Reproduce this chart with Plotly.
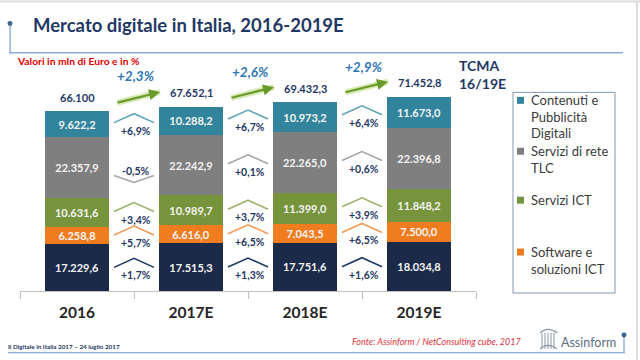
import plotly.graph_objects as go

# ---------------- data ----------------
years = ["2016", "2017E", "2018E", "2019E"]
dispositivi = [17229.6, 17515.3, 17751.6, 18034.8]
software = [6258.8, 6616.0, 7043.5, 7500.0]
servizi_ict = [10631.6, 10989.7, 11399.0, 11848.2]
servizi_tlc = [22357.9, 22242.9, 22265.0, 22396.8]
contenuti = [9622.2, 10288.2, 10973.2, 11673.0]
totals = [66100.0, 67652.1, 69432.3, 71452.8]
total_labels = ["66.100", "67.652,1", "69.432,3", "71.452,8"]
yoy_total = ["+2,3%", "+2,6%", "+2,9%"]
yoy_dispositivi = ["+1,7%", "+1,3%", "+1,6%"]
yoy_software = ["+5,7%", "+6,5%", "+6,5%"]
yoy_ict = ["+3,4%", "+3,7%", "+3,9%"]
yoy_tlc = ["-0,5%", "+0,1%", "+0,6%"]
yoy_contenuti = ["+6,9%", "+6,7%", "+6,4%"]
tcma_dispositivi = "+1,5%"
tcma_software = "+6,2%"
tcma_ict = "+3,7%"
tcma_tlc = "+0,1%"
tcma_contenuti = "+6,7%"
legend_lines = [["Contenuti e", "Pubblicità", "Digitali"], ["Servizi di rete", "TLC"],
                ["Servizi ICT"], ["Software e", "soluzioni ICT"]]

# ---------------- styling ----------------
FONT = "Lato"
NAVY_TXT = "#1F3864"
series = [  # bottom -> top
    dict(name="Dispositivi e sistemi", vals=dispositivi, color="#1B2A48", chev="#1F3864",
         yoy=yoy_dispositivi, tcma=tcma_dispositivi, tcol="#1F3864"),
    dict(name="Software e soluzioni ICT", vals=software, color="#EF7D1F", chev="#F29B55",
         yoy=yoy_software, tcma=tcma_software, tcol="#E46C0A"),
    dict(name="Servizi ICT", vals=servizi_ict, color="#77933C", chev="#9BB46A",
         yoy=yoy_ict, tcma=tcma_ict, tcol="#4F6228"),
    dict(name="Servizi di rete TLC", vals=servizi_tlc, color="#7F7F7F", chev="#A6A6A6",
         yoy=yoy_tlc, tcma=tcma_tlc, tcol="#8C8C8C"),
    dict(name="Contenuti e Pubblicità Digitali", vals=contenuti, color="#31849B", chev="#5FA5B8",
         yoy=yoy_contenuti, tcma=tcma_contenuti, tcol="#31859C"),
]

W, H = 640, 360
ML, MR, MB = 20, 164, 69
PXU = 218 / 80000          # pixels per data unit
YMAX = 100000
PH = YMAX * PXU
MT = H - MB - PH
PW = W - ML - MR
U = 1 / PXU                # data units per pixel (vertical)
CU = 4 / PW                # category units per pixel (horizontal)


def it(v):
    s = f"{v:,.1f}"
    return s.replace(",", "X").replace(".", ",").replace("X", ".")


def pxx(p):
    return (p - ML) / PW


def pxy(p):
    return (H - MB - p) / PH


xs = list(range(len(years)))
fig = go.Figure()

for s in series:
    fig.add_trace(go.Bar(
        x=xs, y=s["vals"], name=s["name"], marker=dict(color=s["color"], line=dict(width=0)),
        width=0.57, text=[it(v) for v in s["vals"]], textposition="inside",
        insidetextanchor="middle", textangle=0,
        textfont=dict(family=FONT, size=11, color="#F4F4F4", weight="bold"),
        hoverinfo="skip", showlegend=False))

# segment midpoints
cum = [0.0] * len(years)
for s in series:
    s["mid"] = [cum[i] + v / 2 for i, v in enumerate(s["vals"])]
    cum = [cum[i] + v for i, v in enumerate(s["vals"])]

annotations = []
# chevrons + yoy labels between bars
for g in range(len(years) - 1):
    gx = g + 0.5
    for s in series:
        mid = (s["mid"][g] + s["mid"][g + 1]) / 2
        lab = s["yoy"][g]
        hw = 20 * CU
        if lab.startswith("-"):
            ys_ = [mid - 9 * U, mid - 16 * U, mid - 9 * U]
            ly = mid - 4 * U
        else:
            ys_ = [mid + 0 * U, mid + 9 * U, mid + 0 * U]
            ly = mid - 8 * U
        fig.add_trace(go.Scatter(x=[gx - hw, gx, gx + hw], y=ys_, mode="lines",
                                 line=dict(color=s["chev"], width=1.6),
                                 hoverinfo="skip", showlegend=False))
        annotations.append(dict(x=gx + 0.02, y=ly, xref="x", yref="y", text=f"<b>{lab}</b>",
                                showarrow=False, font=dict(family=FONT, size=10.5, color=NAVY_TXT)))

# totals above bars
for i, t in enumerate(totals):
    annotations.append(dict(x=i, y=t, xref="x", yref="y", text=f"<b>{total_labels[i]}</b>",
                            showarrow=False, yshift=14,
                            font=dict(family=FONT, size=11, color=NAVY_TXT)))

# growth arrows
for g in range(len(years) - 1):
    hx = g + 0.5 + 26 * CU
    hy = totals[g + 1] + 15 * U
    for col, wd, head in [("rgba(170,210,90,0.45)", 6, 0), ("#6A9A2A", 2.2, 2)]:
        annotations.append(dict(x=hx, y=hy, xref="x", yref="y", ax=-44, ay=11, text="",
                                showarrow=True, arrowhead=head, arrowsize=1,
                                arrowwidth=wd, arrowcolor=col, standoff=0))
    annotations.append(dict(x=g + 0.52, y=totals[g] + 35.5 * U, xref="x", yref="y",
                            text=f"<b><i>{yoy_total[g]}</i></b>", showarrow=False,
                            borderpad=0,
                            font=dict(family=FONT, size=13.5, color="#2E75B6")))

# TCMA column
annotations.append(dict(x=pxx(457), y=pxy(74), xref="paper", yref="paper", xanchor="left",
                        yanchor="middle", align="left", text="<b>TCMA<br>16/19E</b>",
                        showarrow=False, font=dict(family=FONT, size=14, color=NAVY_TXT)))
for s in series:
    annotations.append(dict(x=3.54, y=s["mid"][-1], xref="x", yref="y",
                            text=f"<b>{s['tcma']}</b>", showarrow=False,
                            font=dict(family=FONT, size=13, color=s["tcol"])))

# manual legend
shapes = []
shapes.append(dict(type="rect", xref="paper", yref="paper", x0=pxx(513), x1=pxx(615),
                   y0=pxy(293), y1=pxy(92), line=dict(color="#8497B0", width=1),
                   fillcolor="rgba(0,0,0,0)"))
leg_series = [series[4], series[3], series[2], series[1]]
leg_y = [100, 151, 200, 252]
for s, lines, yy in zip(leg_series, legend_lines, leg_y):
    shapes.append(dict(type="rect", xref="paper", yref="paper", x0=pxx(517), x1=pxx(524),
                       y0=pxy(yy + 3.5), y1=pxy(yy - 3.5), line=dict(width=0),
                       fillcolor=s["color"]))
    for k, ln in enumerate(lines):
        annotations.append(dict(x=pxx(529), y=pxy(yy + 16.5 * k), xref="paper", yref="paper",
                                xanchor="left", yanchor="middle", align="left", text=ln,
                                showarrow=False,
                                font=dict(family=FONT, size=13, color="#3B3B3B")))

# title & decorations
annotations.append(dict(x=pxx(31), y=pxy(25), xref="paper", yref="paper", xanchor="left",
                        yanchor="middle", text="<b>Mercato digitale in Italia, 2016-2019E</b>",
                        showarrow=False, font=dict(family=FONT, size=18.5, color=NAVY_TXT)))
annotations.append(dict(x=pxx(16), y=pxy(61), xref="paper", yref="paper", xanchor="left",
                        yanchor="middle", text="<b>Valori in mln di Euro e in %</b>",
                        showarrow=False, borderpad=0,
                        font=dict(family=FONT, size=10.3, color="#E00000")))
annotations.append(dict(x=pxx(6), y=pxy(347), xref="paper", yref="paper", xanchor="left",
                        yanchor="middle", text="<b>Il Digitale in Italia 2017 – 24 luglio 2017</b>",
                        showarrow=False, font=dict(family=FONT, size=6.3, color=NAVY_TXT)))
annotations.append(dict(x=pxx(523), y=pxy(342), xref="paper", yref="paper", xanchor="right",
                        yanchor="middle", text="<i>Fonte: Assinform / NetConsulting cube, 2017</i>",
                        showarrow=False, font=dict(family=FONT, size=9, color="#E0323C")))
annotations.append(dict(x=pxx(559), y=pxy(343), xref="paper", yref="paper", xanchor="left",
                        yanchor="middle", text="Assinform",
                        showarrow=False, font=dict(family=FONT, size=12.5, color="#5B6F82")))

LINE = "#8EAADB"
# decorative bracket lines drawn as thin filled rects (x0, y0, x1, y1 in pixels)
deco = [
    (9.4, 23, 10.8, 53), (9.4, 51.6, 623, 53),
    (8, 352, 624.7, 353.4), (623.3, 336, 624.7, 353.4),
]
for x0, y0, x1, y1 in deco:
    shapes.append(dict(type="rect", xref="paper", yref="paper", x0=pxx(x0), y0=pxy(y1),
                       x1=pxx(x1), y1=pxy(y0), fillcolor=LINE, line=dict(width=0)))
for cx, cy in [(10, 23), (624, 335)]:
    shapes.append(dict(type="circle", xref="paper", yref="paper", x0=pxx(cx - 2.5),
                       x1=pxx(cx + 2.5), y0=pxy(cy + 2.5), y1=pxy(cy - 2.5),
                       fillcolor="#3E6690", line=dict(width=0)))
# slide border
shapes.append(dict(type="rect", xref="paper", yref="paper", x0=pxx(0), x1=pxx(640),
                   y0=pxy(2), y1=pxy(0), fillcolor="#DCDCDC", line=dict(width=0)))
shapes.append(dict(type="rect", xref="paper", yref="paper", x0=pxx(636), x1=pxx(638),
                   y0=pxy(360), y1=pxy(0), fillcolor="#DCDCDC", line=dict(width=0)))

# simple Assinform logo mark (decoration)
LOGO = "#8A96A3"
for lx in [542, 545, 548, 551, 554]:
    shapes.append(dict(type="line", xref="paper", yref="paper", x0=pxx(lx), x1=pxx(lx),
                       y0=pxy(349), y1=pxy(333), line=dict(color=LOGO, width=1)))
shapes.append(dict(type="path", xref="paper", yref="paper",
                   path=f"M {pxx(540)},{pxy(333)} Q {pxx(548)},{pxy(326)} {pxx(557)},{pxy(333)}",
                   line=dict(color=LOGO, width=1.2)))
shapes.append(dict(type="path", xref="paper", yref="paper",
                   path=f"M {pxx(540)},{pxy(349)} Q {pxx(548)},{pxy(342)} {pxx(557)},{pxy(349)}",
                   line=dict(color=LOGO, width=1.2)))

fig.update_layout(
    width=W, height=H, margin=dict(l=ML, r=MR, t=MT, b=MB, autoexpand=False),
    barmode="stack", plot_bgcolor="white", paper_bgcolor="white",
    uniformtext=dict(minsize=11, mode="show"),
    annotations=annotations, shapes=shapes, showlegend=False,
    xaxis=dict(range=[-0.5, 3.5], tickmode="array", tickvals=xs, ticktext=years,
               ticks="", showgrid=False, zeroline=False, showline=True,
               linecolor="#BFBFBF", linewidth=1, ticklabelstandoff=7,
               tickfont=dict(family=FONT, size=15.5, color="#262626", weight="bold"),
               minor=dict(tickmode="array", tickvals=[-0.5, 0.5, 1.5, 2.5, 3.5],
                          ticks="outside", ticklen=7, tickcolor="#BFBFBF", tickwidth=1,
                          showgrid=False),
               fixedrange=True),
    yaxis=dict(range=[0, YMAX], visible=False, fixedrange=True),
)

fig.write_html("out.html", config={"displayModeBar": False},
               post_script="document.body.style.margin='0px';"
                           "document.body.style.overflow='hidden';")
+++++
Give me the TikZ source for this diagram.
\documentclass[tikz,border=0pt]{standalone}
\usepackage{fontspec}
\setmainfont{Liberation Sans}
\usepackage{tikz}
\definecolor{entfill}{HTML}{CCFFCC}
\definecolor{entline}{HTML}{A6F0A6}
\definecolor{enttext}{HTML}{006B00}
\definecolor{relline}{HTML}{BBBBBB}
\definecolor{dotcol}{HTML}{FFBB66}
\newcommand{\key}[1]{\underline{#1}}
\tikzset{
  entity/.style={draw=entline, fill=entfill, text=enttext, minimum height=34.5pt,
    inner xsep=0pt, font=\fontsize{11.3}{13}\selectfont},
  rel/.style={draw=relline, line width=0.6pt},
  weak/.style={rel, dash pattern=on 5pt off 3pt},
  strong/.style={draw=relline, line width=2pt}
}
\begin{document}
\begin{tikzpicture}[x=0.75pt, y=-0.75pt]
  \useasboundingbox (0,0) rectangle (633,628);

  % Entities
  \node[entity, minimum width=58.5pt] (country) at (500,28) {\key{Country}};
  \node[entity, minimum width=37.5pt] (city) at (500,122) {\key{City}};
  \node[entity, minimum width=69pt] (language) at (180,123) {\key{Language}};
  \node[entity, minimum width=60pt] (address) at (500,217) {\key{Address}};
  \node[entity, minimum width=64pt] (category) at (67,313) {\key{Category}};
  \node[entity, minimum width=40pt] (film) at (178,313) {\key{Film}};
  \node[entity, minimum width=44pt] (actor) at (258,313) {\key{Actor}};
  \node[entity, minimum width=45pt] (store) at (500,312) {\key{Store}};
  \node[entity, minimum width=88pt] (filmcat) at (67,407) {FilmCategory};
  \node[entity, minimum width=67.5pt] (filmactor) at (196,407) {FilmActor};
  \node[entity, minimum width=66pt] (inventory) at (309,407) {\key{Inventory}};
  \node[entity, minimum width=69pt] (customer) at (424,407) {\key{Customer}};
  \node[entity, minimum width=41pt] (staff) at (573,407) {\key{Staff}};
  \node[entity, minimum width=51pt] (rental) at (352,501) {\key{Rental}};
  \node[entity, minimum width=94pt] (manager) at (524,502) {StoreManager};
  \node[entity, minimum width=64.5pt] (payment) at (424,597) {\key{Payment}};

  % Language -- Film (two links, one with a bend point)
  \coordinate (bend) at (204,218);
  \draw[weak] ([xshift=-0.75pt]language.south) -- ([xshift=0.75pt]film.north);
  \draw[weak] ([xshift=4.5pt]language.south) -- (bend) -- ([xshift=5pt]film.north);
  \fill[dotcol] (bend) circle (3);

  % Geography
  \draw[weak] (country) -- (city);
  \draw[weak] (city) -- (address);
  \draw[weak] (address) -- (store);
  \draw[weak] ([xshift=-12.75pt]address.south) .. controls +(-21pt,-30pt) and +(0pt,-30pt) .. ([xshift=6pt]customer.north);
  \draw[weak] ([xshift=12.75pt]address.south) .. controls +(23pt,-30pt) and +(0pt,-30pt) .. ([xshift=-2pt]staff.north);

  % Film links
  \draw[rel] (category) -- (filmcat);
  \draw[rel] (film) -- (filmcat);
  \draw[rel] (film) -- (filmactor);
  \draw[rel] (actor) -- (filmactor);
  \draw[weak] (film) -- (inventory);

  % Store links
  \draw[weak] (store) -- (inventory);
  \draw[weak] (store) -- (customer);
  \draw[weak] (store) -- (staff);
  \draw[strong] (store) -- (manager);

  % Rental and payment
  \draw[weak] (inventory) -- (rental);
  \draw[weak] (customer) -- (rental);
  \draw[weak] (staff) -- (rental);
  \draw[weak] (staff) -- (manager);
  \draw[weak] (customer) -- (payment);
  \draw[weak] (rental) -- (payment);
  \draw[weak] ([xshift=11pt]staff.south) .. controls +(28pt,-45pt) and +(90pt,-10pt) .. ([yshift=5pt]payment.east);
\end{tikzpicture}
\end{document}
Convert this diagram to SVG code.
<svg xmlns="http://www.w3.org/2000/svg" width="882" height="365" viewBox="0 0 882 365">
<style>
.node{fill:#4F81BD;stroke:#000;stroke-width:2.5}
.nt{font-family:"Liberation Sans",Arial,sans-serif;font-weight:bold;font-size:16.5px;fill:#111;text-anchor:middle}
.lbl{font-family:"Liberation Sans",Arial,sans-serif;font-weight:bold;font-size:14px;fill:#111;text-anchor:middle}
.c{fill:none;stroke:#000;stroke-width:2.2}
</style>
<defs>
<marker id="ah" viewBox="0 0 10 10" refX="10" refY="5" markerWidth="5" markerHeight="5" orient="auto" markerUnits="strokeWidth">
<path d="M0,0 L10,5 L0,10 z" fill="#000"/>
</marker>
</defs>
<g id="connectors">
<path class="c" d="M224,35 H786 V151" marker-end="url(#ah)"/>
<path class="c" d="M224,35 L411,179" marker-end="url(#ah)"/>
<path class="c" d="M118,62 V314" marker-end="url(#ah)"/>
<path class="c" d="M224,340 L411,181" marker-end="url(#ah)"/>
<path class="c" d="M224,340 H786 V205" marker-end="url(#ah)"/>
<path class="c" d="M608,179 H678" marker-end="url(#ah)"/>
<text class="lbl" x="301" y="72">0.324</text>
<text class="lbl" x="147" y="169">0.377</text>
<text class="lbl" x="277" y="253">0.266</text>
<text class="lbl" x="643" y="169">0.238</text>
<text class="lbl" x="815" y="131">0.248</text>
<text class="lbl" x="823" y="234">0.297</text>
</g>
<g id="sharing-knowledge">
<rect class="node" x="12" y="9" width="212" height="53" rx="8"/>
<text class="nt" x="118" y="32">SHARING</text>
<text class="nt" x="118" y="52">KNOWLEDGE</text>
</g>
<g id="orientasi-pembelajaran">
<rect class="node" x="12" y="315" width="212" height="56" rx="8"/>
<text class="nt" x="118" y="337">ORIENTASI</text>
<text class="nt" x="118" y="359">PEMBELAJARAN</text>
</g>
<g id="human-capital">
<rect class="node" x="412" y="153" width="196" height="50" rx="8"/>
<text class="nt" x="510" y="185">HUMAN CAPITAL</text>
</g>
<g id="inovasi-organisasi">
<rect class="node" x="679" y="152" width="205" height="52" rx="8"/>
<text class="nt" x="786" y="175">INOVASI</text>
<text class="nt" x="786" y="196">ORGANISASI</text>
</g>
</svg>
+++++
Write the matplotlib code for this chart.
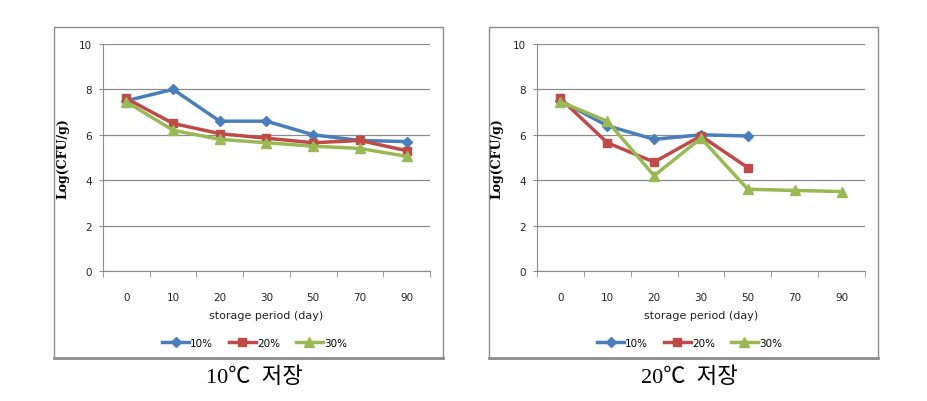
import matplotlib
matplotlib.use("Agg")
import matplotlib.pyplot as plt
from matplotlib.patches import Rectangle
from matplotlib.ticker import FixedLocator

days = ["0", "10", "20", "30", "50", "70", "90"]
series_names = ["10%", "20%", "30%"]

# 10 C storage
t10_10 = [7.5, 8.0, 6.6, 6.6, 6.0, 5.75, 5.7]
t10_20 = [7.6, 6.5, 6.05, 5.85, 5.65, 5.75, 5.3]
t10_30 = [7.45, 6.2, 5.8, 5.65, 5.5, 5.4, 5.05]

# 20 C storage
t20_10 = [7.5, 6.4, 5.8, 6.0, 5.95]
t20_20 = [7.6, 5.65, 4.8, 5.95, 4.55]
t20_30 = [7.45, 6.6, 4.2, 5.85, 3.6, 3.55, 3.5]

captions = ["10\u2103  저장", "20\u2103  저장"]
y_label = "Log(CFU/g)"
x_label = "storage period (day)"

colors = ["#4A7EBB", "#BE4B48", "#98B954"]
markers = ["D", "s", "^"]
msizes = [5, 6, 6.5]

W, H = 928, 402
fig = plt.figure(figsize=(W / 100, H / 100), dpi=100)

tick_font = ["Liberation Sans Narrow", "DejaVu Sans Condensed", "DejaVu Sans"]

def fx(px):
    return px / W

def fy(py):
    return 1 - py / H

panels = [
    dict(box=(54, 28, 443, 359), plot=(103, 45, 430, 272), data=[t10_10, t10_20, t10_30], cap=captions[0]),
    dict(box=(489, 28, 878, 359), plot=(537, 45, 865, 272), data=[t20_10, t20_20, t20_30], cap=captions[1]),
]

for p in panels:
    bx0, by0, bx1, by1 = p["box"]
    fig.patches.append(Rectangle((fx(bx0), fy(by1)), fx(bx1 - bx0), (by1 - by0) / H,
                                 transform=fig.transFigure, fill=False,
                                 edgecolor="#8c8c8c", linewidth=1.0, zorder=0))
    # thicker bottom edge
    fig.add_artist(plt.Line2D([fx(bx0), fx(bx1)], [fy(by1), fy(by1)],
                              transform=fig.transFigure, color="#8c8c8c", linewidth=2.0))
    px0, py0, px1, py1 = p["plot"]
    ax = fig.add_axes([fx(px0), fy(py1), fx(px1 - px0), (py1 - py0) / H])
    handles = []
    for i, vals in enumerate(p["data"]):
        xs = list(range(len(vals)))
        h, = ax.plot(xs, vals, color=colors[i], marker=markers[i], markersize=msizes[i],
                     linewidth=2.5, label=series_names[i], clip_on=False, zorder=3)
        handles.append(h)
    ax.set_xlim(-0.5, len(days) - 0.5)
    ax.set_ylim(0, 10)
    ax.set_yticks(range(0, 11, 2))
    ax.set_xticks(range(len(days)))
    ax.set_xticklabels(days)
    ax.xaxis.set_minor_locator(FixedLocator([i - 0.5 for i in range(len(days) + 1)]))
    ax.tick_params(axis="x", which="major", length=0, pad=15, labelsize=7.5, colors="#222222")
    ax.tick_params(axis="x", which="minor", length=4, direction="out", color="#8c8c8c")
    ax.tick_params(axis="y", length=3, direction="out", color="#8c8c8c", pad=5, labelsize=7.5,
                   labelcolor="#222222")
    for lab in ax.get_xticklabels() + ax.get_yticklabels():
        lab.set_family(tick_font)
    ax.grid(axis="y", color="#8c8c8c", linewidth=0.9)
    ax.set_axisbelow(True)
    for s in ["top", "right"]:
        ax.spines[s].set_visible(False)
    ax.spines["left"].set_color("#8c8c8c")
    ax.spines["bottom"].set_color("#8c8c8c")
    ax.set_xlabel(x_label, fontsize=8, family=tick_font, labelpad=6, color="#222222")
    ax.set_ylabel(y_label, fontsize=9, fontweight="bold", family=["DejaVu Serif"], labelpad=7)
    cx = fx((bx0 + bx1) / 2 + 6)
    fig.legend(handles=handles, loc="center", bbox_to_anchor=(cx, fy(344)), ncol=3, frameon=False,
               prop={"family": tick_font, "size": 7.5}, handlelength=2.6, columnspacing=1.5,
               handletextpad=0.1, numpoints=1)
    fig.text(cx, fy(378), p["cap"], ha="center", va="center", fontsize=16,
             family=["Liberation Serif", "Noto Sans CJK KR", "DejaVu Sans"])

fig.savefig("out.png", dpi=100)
+++++
■ **Written task**: Identify and copy all lines with the word "chart".

■ **Output for this exercise**:
Reproduce this chart with Plotly.
Write the matplotlib code for this chart.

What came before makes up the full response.